Well it’s important to brand the wine appropriately. Most brands especially from Europe emphasise the word “Chateau” in their label, and many Chinese brands do likewise. This is understandable in a culture that is over 4000 years old, tradition and history adds prestige to a wine brand, and the word “Chateau” has an association with history and tradition. Some Chinese wine companies have gone so far as to build replica “Wine Chateaus” in China to capture the prestige and history of European wines and wineries. These Chinese brands also emphasise strong Chinese icons such as the Great Wall or the Silk Road, and this is wholly aimed at appealing to the nationalistic and patriotic feeling in China. However most of these Chinese brands are not really very great to drink…in fact I wouldn’t recommend them at all of I am honest. Of course that doesn’t mean they don’t sell in the Chinese Market, because they do!
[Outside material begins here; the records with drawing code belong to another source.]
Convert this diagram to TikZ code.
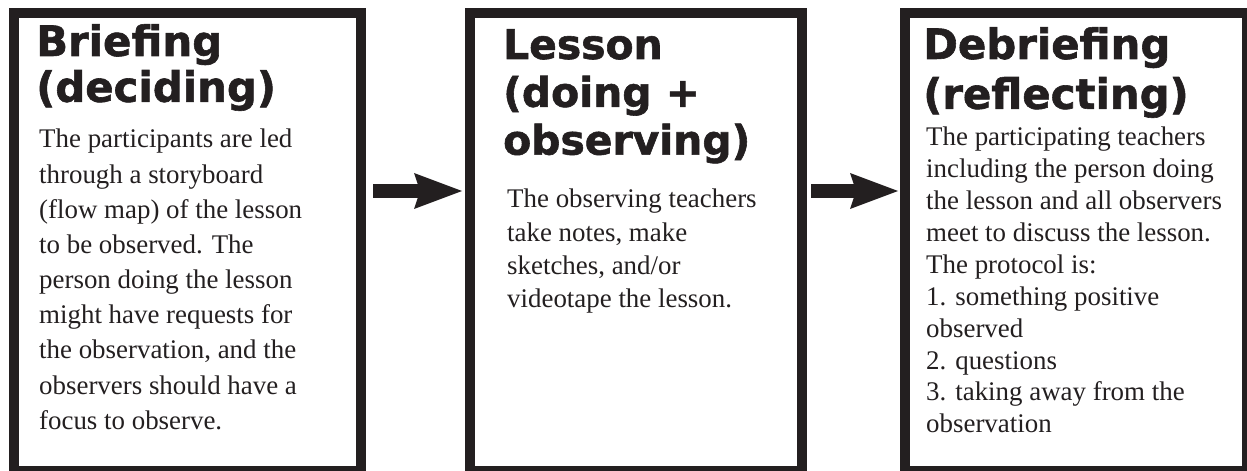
\documentclass[tikz,border=0pt]{standalone}
\usepackage{fontspec}
\setmainfont{Liberation Serif}
\newfontfamily\headfont{DejaVu Sans}[BoldFeatures={FakeBold=1.4}]
\usetikzlibrary{positioning,arrows.meta}
\definecolor{ink}{HTML}{231F20}

\begin{document}
\begin{tikzpicture}[x=1bp, y=-1bp,
    stage/.style={draw=ink, line width=10.5bp, rectangle, outer sep=0pt, inner sep=0pt, minimum height=458bp},
    title/.style={anchor=north west, inner sep=0pt, align=left, text=ink, font=\headfont\bfseries\fontsize{42}{46}\selectfont},
    body/.style={anchor=north west, inner sep=0pt, align=left, text=ink, font=\fontsize{27}{35.3}\selectfont},
    flow/.style={draw=ink, line width=14bp, -{Stealth[length=48bp, width=36bp, inset=6bp, line width=0pt]}}]
    \useasboundingbox (0,0) rectangle (1247,471);
    \clip (0,0) rectangle (1247,471);

    \node (Briefing) [stage, minimum width=347bp, anchor=north west] at (14,13) {};
    \node (Lesson) [stage, minimum width=332bp, right=109bp of Briefing] {};
    \node (Debriefing) [stage, minimum width=342bp, right=103bp of Lesson] {};

    \node (BriefingTitle) [title] at ([shift={(22,11)}]Briefing.north west)
    {
        Briefing\\
        (deciding)
    };
    \node (BriefingText) [body] at ([shift={(25,116)}]Briefing.north west)
    {
        The participants are led\\
        through a storyboard\\
        (flow map) of the lesson\\
        to be observed. The\\
        person doing the lesson\\
        might have requests for\\
        the observation, and the\\
        observers should have a\\
        focus to observe.
    };

    \node (LessonTitle) [title, font=\headfont\bfseries\fontsize{41}{48}\selectfont] at ([shift={(33,16)}]Lesson.north west)
    {
        Lesson\\
        (doing +\\
        observing)
    };
    \node (LessonText) [body, font=\fontsize{27}{33.5}\selectfont] at ([shift={(37,176)}]Lesson.north west)
    {
        The observing teachers\\
        take notes, make\\
        sketches, and/or\\
        videotape the lesson.
    };

    \node (DebriefingTitle) [title, font=\headfont\bfseries\fontsize{42}{50}\selectfont] at ([shift={(18,14)}]Debriefing.north west)
    {
        Debriefing\\
        (reflecting)
    };
    \node (DebriefingText) [body, font=\fontsize{27}{32}\selectfont] at ([shift={(21,114)}]Debriefing.north west)
    {
        The participating teachers\\
        including the person doing\\
        the lesson and all observers\\
        meet to discuss the lesson.\\
        The protocol is:\\
        1. something positive\\
        observed\\
        2. questions\\
        3. taking away from the\\
        observation
    };

    \draw[flow, shorten <=12bp, shorten >=8bp] ([yshift=51bp]Briefing.east) -- ([yshift=51bp]Lesson.west);
    \draw[flow, shorten <=9bp, shorten >=7bp] ([yshift=51bp]Lesson.east) -- ([yshift=51bp]Debriefing.west);
\end{tikzpicture}
\end{document}
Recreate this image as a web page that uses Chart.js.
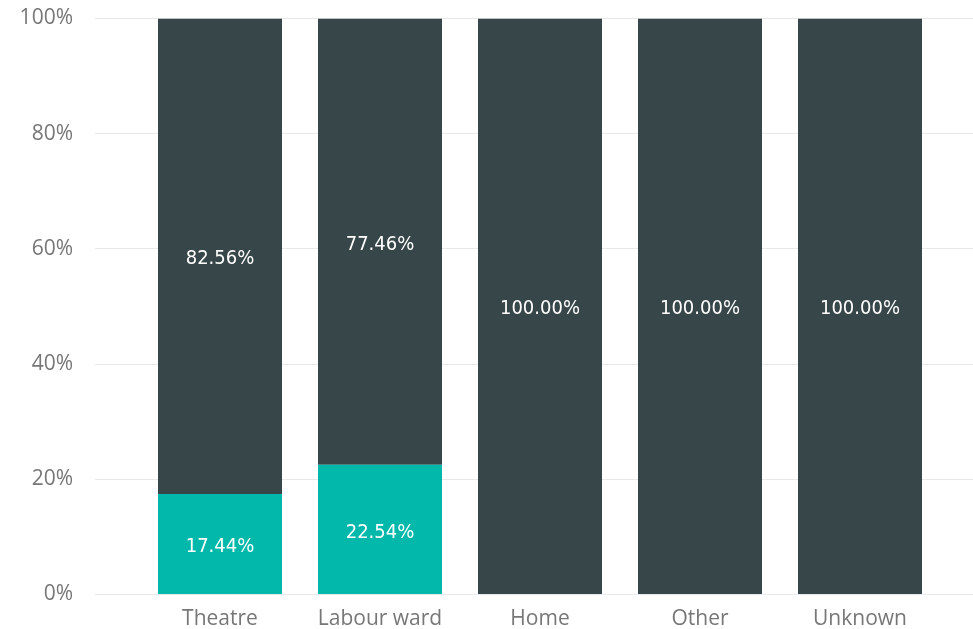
<!DOCTYPE html>
<html>
<head>
<meta charset="utf-8">
<script src="https://cdn.jsdelivr.net/npm/chart.js@4/dist/chart.umd.min.js"></script>
<style>
html,body{margin:0;padding:0;background:#fff;}
#wrap{width:973px;height:629px;position:relative;}
</style>
</head>
<body>
<div id="wrap"><canvas id="c" width="973" height="629"></canvas></div>
<script>
const categories = ["Theatre", "Labour ward", "Home", "Other", "Unknown"];
const bottomSeries = [17.44, 22.54, 0, 0, 0];
const topSeries = [82.56, 77.46, 100, 100, 100];
const yTicks = [0, 20, 40, 60, 80, 100];

const tealColor = "#01B8AA";
const darkColor = "#374649";

const toPoints = arr => arr.map((v, i) => ({x: i, y: v}));

const labelPlugin = {
  id: "barLabels",
  afterDatasetsDraw(chart) {
    const ctx = chart.ctx;
    ctx.save();
    ctx.font = "20px 'DejaVu Sans Condensed', 'DejaVu Sans', sans-serif";
    ctx.fillStyle = "#ffffff";
    ctx.textAlign = "center";
    ctx.textBaseline = "middle";
    chart.data.datasets.forEach((ds, di) => {
      const meta = chart.getDatasetMeta(di);
      meta.data.forEach((bar, i) => {
        const v = ds.data[i].y;
        if (!v) return;
        const yc = (bar.y + bar.base) / 2;
        ctx.fillText(v.toFixed(2) + "%", bar.x, yc + 3);
      });
    });
    ctx.restore();
  }
};

new Chart(document.getElementById("c"), {
  type: "bar",
  data: {
    datasets: [
      {label: "A", data: toPoints(bottomSeries), backgroundColor: tealColor,
       categoryPercentage: 1, barPercentage: 0.775, borderWidth: 0, inflateAmount: 0},
      {label: "B", data: toPoints(topSeries), backgroundColor: darkColor,
       categoryPercentage: 1, barPercentage: 0.775, borderWidth: 0, inflateAmount: 0}
    ]
  },
  options: {
    responsive: false,
    animation: false,
    layout: {padding: {top: 18.5, right: 0, left: 0, bottom: 0}},
    plugins: {legend: {display: false}, tooltip: {enabled: false}},
    scales: {
      x: {
        type: "linear",
        stacked: true,
        offset: false,
        min: -0.78125,
        max: 4.70625,
        afterBuildTicks(scale) {
          scale.ticks = categories.map((c, i) => ({value: i}));
        },
        afterFit(scale) { scale.height = 34.5; scale.paddingLeft = 0; scale.paddingRight = 0; },
        grid: {display: false, drawTicks: false, offset: false},
        border: {display: false},
        ticks: {
          padding: 12,
          color: "#777777",
          font: {family: "'Open Sans', sans-serif", size: 21},
          callback: v => categories[v],
          autoSkip: false,
          maxRotation: 0
        }
      },
      y: {
        stacked: true,
        min: 0,
        max: 100,
        afterBuildTicks(scale) {
          scale.ticks = yTicks.map(v => ({value: v}));
        },
        afterFit(scale) { scale.width = 95; scale.paddingTop = 0; scale.paddingBottom = 0; },
        grid: {color: "#e8e8e8", lineWidth: 1, drawTicks: false},
        border: {display: false},
        ticks: {
          padding: 22,
          color: "#777777",
          font: {family: "'Open Sans', sans-serif", size: 21},
          callback: v => v + "%"
        }
      }
    }
  },
  plugins: [labelPlugin]
});
</script>
</body>
</html>
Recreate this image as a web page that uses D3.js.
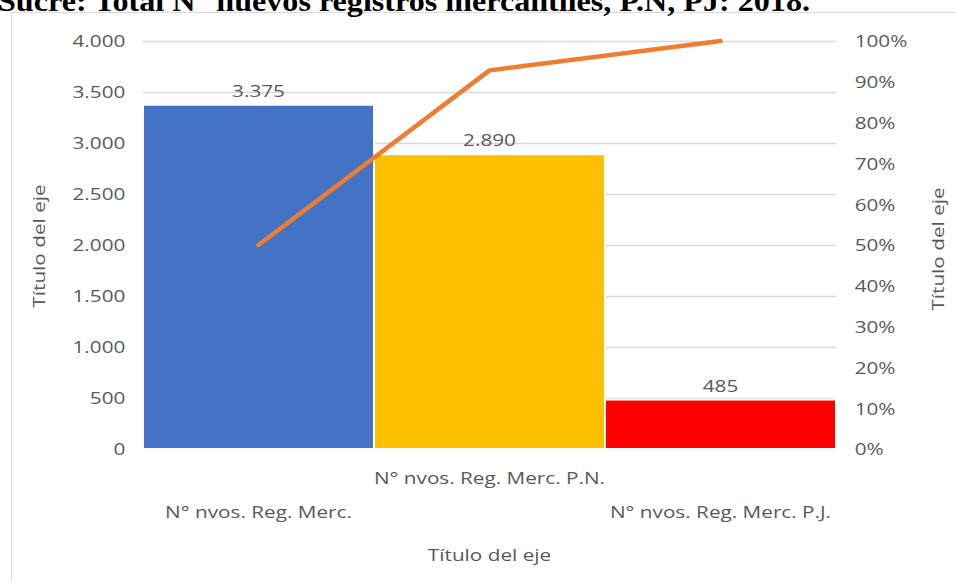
<!DOCTYPE html>
<html>
<head>
<meta charset="utf-8">
<script src="https://cdn.jsdelivr.net/npm/d3@7"></script>
<style>
  body { margin: 0; background: #fff; }
  svg text { font-family: "Open Sans", "Noto Sans", sans-serif; fill: #595959; font-size: 17px; }
</style>
</head>
<body>
<div id="chart"></div>
<script>
// Chart data
const categories = ['N° nvos. Reg. Merc.', 'N° nvos. Reg. Merc. P.N.', 'N° nvos. Reg. Merc. P.J.']
const values = [3375, 2890, 485]
const valueLabels = ['3.375', '2.890', '485']
const cumulative = [0.50, 0.928, 1.0]
const barColors = ['#4472C4', '#FFC000', '#FF0000']
const leftTicks = [0, 500, 1000, 1500, 2000, 2500, 3000, 3500, 4000]
const rightTicks = [0, 0.1, 0.2, 0.3, 0.4, 0.5, 0.6, 0.7, 0.8, 0.9, 1.0]
const titleText = 'Sucre: Total N° nuevos registros mercantiles, P.N, PJ: 2018.'
const axisTitle = 'Título del eje'

const width = 956
const height = 581
const plot = { left: 143, right: 836, top: 41, bottom: 449 }
// the original text is drawn wider than it is tall
const sx = 1.22

const svg = d3.select('#chart')
  .append('svg')
  .attr('width', width)
  .attr('height', height)

// Outer chart frame (runs past the picture)
svg.append('rect')
  .attr('x', 11.5).attr('y', 12.5)
  .attr('width', 960).attr('height', 600)
  .attr('fill', 'none')
  .attr('stroke', '#d9d9d9')

// Title, cut off at the top
svg.append('text')
  .text(titleText)
  .attr('x', -2)
  .attr('y', 11)
  .attr('textLength', 812)
  .attr('lengthAdjust', 'spacingAndGlyphs')
  .style('font-family', '"Liberation Serif", "Times New Roman", serif')
  .style('font-weight', 'bold')
  .style('font-size', '30px')
  .style('fill', '#000')

// Scales
const x = d3.scaleBand().domain(categories).range([plot.left, plot.right]).padding(0)
const y = d3.scaleLinear().domain([0, 4000]).range([plot.bottom, plot.top])
const y2 = d3.scaleLinear().domain([0, 1]).range([plot.bottom, plot.top])
const cx = c => x(c) + x.bandwidth() / 2

// Gridlines
svg.append('g')
  .selectAll('line')
  .data(leftTicks)
  .enter().append('line')
  .attr('x1', plot.left).attr('x2', plot.right)
  .attr('y1', d => Math.round(y(d)) + 0.5).attr('y2', d => Math.round(y(d)) + 0.5)
  .attr('stroke', '#d9d9d9')
  .attr('stroke-width', 1.3)

// Left axis
const leftAxis = svg.append('g')
  .attr('transform', `translate(${plot.left - 14}, 0)`)
  .call(d3.axisLeft(y).tickValues(leftTicks).tickSize(0)
    .tickFormat(d => d3.format(',')(d).replace(/,/g, '.')))
leftAxis.select('.domain').remove()
leftAxis.selectAll('text')
  .attr('dy', '0.35em')
  .attr('transform', `scale(${sx},1)`)
  .style('font-size', null)
  .attr('font-size', null)
leftAxis.attr('font-family', null).attr('font-size', null)

// Right axis
const rightAxis = svg.append('g')
  .attr('transform', `translate(${plot.right + 15}, 0)`)
  .call(d3.axisRight(y2).tickValues(rightTicks).tickSize(0).tickFormat(d3.format('.0%')))
rightAxis.select('.domain').remove()
rightAxis.selectAll('text')
  .attr('dy', '0.35em')
  .attr('transform', `scale(${sx},1)`)
rightAxis.attr('font-family', null).attr('font-size', null)

// Bars
svg.append('g')
  .selectAll('rect')
  .data(values)
  .enter().append('rect')
  .attr('x', (d, i) => x(categories[i]))
  .attr('y', d => y(d))
  .attr('width', x.bandwidth())
  .attr('height', d => y(0) - y(d))
  .attr('fill', (d, i) => barColors[i])
  .attr('stroke', '#fff')
  .attr('stroke-width', 2)

// Value labels
svg.append('g')
  .selectAll('text')
  .data(values)
  .enter().append('text')
  .text((d, i) => valueLabels[i])
  .attr('transform', (d, i) => `translate(${cx(categories[i])}, ${y(d) - 8}) scale(${sx},1)`)
  .attr('text-anchor', 'middle')

// Cumulative line
const line = d3.line()
  .x((d, i) => cx(categories[i]))
  .y(d => y2(d))
svg.append('path')
  .datum(cumulative)
  .attr('d', line)
  .attr('fill', 'none')
  .attr('stroke', '#ED7D31')
  .attr('stroke-width', 4.5)
  .attr('stroke-linecap', 'round')
  .attr('stroke-linejoin', 'round')

// Category labels (staggered)
svg.append('g')
  .selectAll('text')
  .data(categories)
  .enter().append('text')
  .text(d => d)
  .attr('transform', (d, i) => `translate(${cx(d)}, ${i % 2 === 1 ? 484 : 518}) scale(${sx},1)`)
  .attr('text-anchor', 'middle')

// Axis titles
svg.append('text')
  .text(axisTitle)
  .attr('transform', `translate(${(plot.left + plot.right) / 2}, 561) scale(${sx},1)`)
  .attr('text-anchor', 'middle')

svg.append('text')
  .text(axisTitle)
  .attr('transform', `translate(45, 246) rotate(-90) scale(${sx},1)`)
  .attr('text-anchor', 'middle')

svg.append('text')
  .text(axisTitle)
  .attr('transform', `translate(944, 249) rotate(-90) scale(${sx},1)`)
  .attr('text-anchor', 'middle')
</script>
</body>
</html>
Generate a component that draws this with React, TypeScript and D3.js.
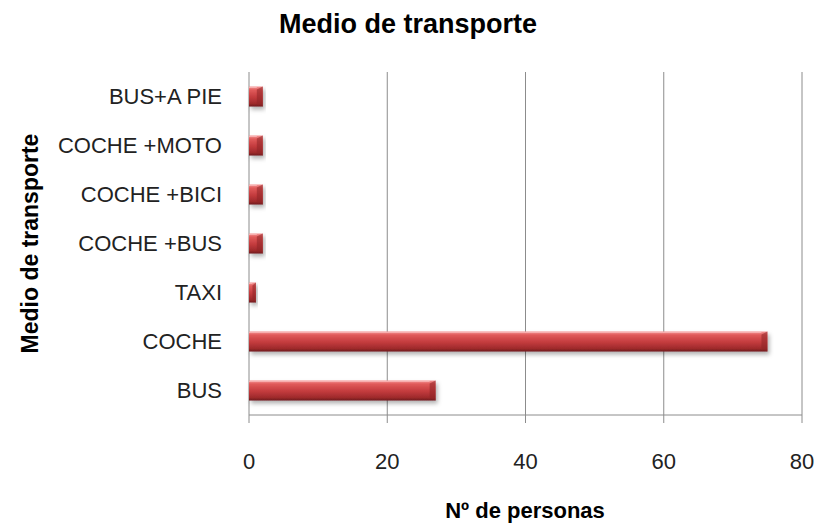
import * as d3 from "d3";

// categories top to bottom, as in the chart
const categories = ["BUS+A PIE", "COCHE +MOTO", "COCHE +BICI", "COCHE +BUS", "TAXI", "COCHE", "BUS"];
const personas = [2, 2, 2, 2, 1, 75, 27];
const xTicks = [0, 20, 40, 60, 80];

const W = 817;
const H = 525;
const margin = { top: 72, right: 15, bottom: 110, left: 249 };
const font = "'Liberation Sans', Arial, sans-serif";

const App = () => {
    const innerW = W - margin.left - margin.right;
    const innerH = H - margin.top - margin.bottom;

    const x = d3.scaleLinear().domain([0, 80]).range([0, innerW]);
    const y = d3
        .scaleBand()
        .domain(categories)
        .range([0, innerH])
        .paddingInner(0.59)
        .paddingOuter(0.295);

    const bh = y.bandwidth();

    return (
        <svg width={W} height={H} style={{ position: "absolute", left: 0, top: 0, background: "#fff" }}>
            <defs>
                <linearGradient id="barGrad" x1="0" y1="0" x2="0" y2="1">
                    <stop offset="0" stopColor="#f49a9a" />
                    <stop offset="0.18" stopColor="#e05a5a" />
                    <stop offset="0.55" stopColor="#c23a3c" />
                    <stop offset="0.85" stopColor="#9e2a2c" />
                    <stop offset="1" stopColor="#6e1a1b" />
                </linearGradient>
                <filter id="shadow" x="-10%" y="-30%" width="130%" height="190%">
                    <feDropShadow dx="2" dy="3" stdDeviation="2" floodColor="#000" floodOpacity="0.3" />
                </filter>
            </defs>

            <text
                x={408}
                y={33}
                textAnchor="middle"
                style={{ fontFamily: font, fontSize: 27, fontWeight: "bold" }}
            >
                Medio de transporte
            </text>

            <g transform={`translate(${margin.left},${margin.top})`}>
                {/* gridlines */}
                {xTicks.slice(1).map((t) => (
                    <line key={t} x1={x(t)} x2={x(t)} y1={0} y2={innerH + 8} stroke="#8c8c8c" strokeWidth={1} />
                ))}
                {/* x axis */}
                <line x1={0} x2={innerW} y1={innerH} y2={innerH} stroke="#8c8c8c" strokeWidth={1} />
                {/* y axis */}
                <line x1={0} x2={0} y1={0} y2={innerH + 8} stroke="#8c8c8c" strokeWidth={1} />

                {xTicks.map((t) => (
                    <text
                        key={t}
                        x={x(t)}
                        y={innerH + 54}
                        textAnchor="middle"
                        style={{ fontFamily: font, fontSize: 22, fill: "#222" }}
                    >
                        {t}
                    </text>
                ))}

                {categories.map((c, i) => {
                    const y0 = y(c);
                    const w = x(personas[i]);
                    const bev = Math.min(6, w / 2);
                    return (
                        <g key={c}>
                            <text
                                x={-27}
                                y={y0 + bh / 2}
                                dy="0.35em"
                                textAnchor="end"
                                style={{ fontFamily: font, fontSize: 22, fill: "#222" }}
                            >
                                {c}
                            </text>
                            <g filter="url(#shadow)">
                                <rect x={0} y={y0} width={w} height={bh} fill="url(#barGrad)" />
                            </g>
                            {/* bevelled right end */}
                            <polygon
                                points={`${w - bev},${y0 + 3} ${w},${y0} ${w},${y0 + bh} ${w - bev},${y0 + bh - 3}`}
                                fill="#8e2426"
                                opacity={0.55}
                            />
                            <line x1={0} x2={w - bev} y1={y0 + 1} y2={y0 + 1} stroke="#f7b0b0" strokeWidth={1} />
                        </g>
                    );
                })}
            </g>

            <text
                transform={`translate(30,${margin.top + innerH / 2}) rotate(-90)`}
                textAnchor="middle"
                dy="0.35em"
                style={{ fontFamily: font, fontSize: 23, fontWeight: "bold" }}
            >
                Medio de transporte
            </text>
            <text
                x={525}
                y={518}
                textAnchor="middle"
                style={{ fontFamily: font, fontSize: 22, fontWeight: "bold" }}
            >
                Nº de personas
            </text>
        </svg>
    );
};

export default App;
Another brand image consideration in China is the bottle and closure device used. Even cheap, low cost wine is generally sold in bottles with a large dimple, and when you meet with wine distributors in China this is one of the first things for which they will look: How deep is the dimple? The bottle doesn’t need to necessarily contain prestigious wine, but it needs to appear that it does.  Using Cork closures is the other strong preference for the Chinese wine consumer, although a synthetic cork will probably suffice. The emotive sound and sensation of the cork being released is still important to the Chinese, and it is not as New Age as a screw cap. Once again this goes back to the desire for age, tradition, history and prestige.

 So what can we read into these branding and presentation preferences? Well wine is about prestige in China, and is more about the image than substance. If you think about my other article on understanding the Chinese wine market (http://wp.me/pS6DN-1G ), where I discuss the “shooting” and Toasting of wine in China, then taste is probably not going to be your primary motivation when buying wine in China. Ultimately creating the “right” image and branding for your wine will open up many more doors in China than the taste of your wine.

Present your wine brand as prestigious and you will find entry to the Chinese wine market much easier….but challenges will always exist, especially if you are from the New World Wine markets.